We don't know enough about Amazon coins yet to make the comparison. Certainly their platform is big enough to compete with Bitcoin but only if coins are traded outside their platform. The ability to trade them for real goods will give them value instead of an algorithm.

That said, the privacy and decentralized nature of Bitcoins is far more attractive than Amazon pulling the strings.

February 13, 2013 at 6:15 PM
Anonymous said...

I really don't mean to be rude, but the comparison to Bitcoin here is absolutely laughable.

Amazon doesn't have a currency. They have miniature electronic gift cards, which are only useful on their own website. (Target & Wal*Mart will _never_ accept Amazon Coins.)

Amazon determines how many exist and what the valuation is. If Amazon Coins *did* happen to reach a wider adoption, they could literally print their own money.

That said, we already have a private company (the Federal Reserve) who can arbitrarilty print USD and few seem to have a problem with it, so.......

February 14, 2013 at 9:04 AM
JP Hicks said...

Hey all,

Thanks for the comments. I couldn't agree more that Amazon Coins are currently not the same as Bitcoin. However, they intended them to be "gift cards" they would not have called them a currency.

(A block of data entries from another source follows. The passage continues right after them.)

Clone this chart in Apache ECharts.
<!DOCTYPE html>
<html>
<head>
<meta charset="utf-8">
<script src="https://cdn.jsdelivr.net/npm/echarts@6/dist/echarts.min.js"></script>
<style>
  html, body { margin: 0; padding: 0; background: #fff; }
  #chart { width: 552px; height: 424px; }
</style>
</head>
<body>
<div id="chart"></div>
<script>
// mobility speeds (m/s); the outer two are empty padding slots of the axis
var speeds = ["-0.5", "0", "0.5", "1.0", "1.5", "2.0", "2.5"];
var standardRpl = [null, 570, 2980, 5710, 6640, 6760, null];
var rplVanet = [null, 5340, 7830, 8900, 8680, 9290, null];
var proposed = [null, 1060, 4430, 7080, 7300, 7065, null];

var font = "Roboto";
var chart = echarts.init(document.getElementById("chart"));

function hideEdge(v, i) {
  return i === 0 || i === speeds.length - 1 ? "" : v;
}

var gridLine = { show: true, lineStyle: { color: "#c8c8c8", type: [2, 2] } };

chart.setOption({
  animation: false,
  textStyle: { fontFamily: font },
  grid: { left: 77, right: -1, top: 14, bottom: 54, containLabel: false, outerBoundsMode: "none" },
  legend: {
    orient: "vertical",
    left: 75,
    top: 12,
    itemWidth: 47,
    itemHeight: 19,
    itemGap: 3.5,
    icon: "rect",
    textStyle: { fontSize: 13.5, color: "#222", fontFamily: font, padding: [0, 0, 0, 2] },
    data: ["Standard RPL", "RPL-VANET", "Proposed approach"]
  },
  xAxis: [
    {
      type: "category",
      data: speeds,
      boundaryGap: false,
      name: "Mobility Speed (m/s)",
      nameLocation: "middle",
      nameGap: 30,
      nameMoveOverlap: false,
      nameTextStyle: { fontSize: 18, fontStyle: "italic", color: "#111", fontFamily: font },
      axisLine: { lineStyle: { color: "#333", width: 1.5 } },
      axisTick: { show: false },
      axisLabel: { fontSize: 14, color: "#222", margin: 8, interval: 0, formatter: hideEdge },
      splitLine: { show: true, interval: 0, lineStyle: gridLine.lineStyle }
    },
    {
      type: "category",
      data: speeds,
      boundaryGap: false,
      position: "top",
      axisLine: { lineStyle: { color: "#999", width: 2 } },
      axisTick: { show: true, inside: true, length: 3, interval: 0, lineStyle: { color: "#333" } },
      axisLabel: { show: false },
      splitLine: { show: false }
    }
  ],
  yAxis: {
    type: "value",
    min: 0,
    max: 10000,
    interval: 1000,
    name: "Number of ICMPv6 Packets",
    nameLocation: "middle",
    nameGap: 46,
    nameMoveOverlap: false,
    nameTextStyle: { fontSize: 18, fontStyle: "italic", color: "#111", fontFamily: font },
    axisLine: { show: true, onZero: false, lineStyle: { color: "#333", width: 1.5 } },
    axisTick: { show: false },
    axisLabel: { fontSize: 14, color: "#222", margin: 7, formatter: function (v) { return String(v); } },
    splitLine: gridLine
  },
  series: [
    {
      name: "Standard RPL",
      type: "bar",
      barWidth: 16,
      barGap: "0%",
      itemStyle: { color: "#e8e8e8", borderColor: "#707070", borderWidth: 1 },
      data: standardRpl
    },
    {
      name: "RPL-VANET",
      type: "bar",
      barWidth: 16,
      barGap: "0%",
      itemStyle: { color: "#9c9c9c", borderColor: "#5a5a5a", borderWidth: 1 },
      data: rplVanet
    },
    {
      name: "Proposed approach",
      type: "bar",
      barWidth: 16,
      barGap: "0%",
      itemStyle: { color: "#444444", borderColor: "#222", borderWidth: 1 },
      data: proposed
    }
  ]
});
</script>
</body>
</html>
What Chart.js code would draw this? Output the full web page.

As to spending them at Target and WalMart, you're absolutely right...users would have to convert them to $ first, just like they would for Bitcoins. It remains to be seen if Amazon will create such an exchange.

I LOVE Bitcoin because of the lack of central authority and anonymity. Amazon can never compete with that. However, my article points to the potential of wide use for real goods.

Thanks again for taking the time to comment.

Muhammad Shoaib said...

Hi I am the admin of how can i make money with this from amazon

March 10, 2013 at 1:38 AM
coinsigner said...

Thank you for sharing like this information. I think that amazon coin will not compete against bitcoin.